At first we tried to identify themes, common subjects to which people could direct their remarks. Ask them about their jobs, maybe, or their families or their upbringing, ask what they did during the boom and how they adjusted to the bust, inquire about their dreams and aspirations, their fears and disappointments. Measure them against the Texas myth. Take their temperatures. Sample their moods and cut them into cross sections.

But none of those approaches sounded right. Or to put it another way, they all sounded right, but they sounded incomplete and maybe beside the point. Finally, we decided to just jump in and see what happened. We called friends and colleagues and asked them, “Who do you know who is interesting and articulate?” Then we took our tape recorders around the state and let the process begin, hoping that great themes would emerge. We weren’t looking for celebrities or people with an agenda. On the contrary, we sought out those who generally were not accustomed to being interviewed or seeing their names in print or having their views made public.

Frankly, we weren’t sure the project would work. At times we weren’t sure where it was going; we only knew that it felt right. In retrospect, the strength of these conversations is their apparent randomness and serendipity. Taken as a composition, an unexpected tapestry appears. Instead of stereotypical fourth- and fifth-generation Texans, nearly half of those we interviewed were born outside of Texas—or their parents or grandparents were. We were reminded how our state has always depended on immigration to regenerate our character and how the interplay of international events profoundly shapes our lives. And though the extremes are what catch our attention—the fire-in-the-belly cry for change cast against the simple nobility of acceptance—we see, too, how much we have in common.

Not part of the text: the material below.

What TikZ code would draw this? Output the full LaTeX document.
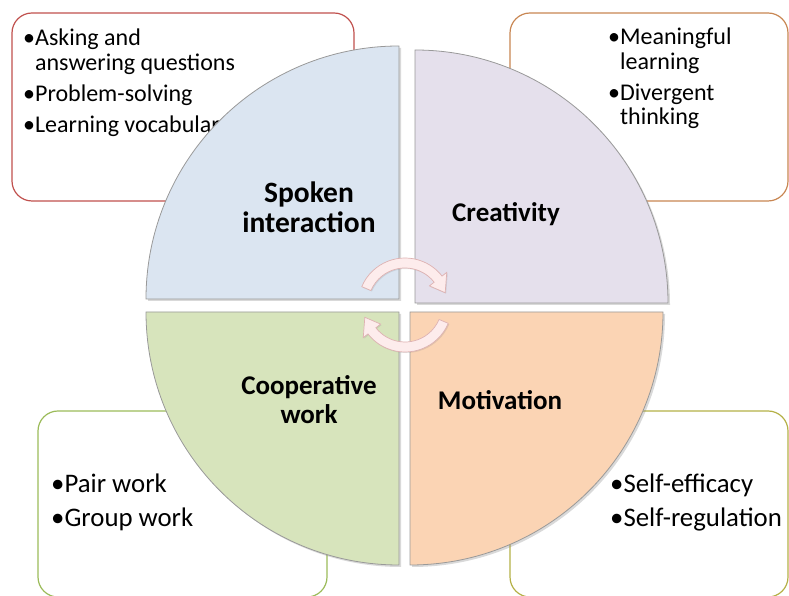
\documentclass[tikz,border=0pt]{standalone}
\usepackage{fontspec}
\setmainfont{Carlito}
\usetikzlibrary{shadows}
\definecolor{redline}{RGB}{192,80,77}
\definecolor{orangeline}{RGB}{200,134,82}
\definecolor{greenline}{RGB}{155,187,89}
\definecolor{oliveline}{RGB}{180,176,70}
\definecolor{bluefill}{RGB}{219,229,241}
\definecolor{purplefill}{RGB}{229,224,236}
\definecolor{greenfill}{RGB}{215,228,188}
\definecolor{orangefill}{RGB}{251,212,180}
\definecolor{arrowfill}{RGB}{253,236,236}
\definecolor{arrowline}{RGB}{222,178,178}

\begin{document}
\begin{tikzpicture}[x=1pt,y=1pt,
	box/.style={draw,line width=1.2pt,rounded corners=20pt},
	quad/.style={draw=gray!80,line width=0.8pt,drop shadow={shadow xshift=2pt,shadow yshift=-2pt,opacity=0.3}},
	bullets/.style={anchor=base west,inner sep=0pt,font=\fontsize{24}{24.5}\selectfont},
	bigbullets/.style={bullets,font=\fontsize{26.8}{27.5}\selectfont},
	title/.style={align=center,inner sep=0pt,font=\fontsize{27}{29}\selectfont\bfseries},
	cyclearrow/.style={fill=arrowfill,draw=arrowline,line width=0.7pt,drop shadow={shadow xshift=1pt,shadow yshift=-1pt,opacity=0.2}}]
	\useasboundingbox (0,0) rectangle (789,596);

	% boxes behind the circle
	\draw[box,draw=redline] (12,395) rectangle (354,583);
	\draw[box,draw=orangeline] (510,395) rectangle (788,583);
	\draw[box,draw=greenline] (38,-1) rectangle (327,185);
	\draw[box,draw=oliveline] (510,-1) rectangle (788,185);

	\node[bullets] (speaklist) at (23,550.3) {\begin{tabular}[t]{@{}l@{}l@{}}
		•&Asking and\\ &answering questions\\[6.5pt]
		•&Problem-solving\\[6.5pt]
		•&Learning vocabulary\end{tabular}};
	\node[bullets] (creativelist) at (608,551) {\begin{tabular}[t]{@{}l@{}l@{}}
		•&Meaningful\\ &learning\\[6.5pt]
		•&Divergent\\ &thinking\end{tabular}};
	\node[bigbullets] (coworklist) at (51,103) {\begin{tabular}[t]{@{}l@{}l@{}}
		•&Pair work\\[6.5pt]
		•&Group work\end{tabular}};
	\node[bigbullets] (motivelist) at (610,103) {\begin{tabular}[t]{@{}l@{}l@{}}
		•&Self-efficacy\\[6.5pt]
		•&Self-regulation\end{tabular}};

	% quadrants
	\filldraw[quad,fill=bluefill] (399,297) -- (146,297) arc[start angle=180,end angle=90,radius=253] -- cycle;
	\filldraw[quad,fill=purplefill] (415,293) -- (415,546) arc[start angle=90,end angle=0,radius=253] -- cycle;
	\filldraw[quad,fill=greenfill] (399,284) -- (146,284) arc[start angle=180,end angle=270,radius=253] -- cycle;
	\filldraw[quad,fill=orangefill] (410,284) -- (410,31) arc[start angle=270,end angle=360,radius=253] -- cycle;

	% cycle arrows
	\foreach \rot in {0,180}
	{
		\begin{scope}[shift={(405,291)},rotate=\rot]
			\filldraw[cyclearrow] (157:47) arc[start angle=157,end angle=38,radius=47]
				-- (38:53) -- (17:42) -- (38:31) -- (38:37)
				arc[start angle=38,end angle=157,radius=37] -- cycle;
		\end{scope}
	}

	\node[title,font=\fontsize{29.5}{30}\selectfont\bfseries] (spoken) at (309,388.3) {Spoken\\interaction};
	\node[title,anchor=base] (creativity) at (506,374) {Creativity};
	\node[title] (cowork) at (309,196.5) {Cooperative\\work};
	\node[title,anchor=base] (motivation) at (500,186) {Motivation};
\end{tikzpicture}
\end{document}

You will hear within these voices the poetry of endurance and the sharp wail of despair, the eloquence of hope and the thrill of discovery, the counterpoint of circumstance and the basso profundo of courage. You will hear people speak of their frustrations and talk about making things work. We can’t prove it, but we think that if you listen closely, you’ll hear something akin to a collective soul. Finally, in each there is the gritty, unadorned, unguarded vein of truth. At least it’s true from the speaker’s perspective. And that’s the point.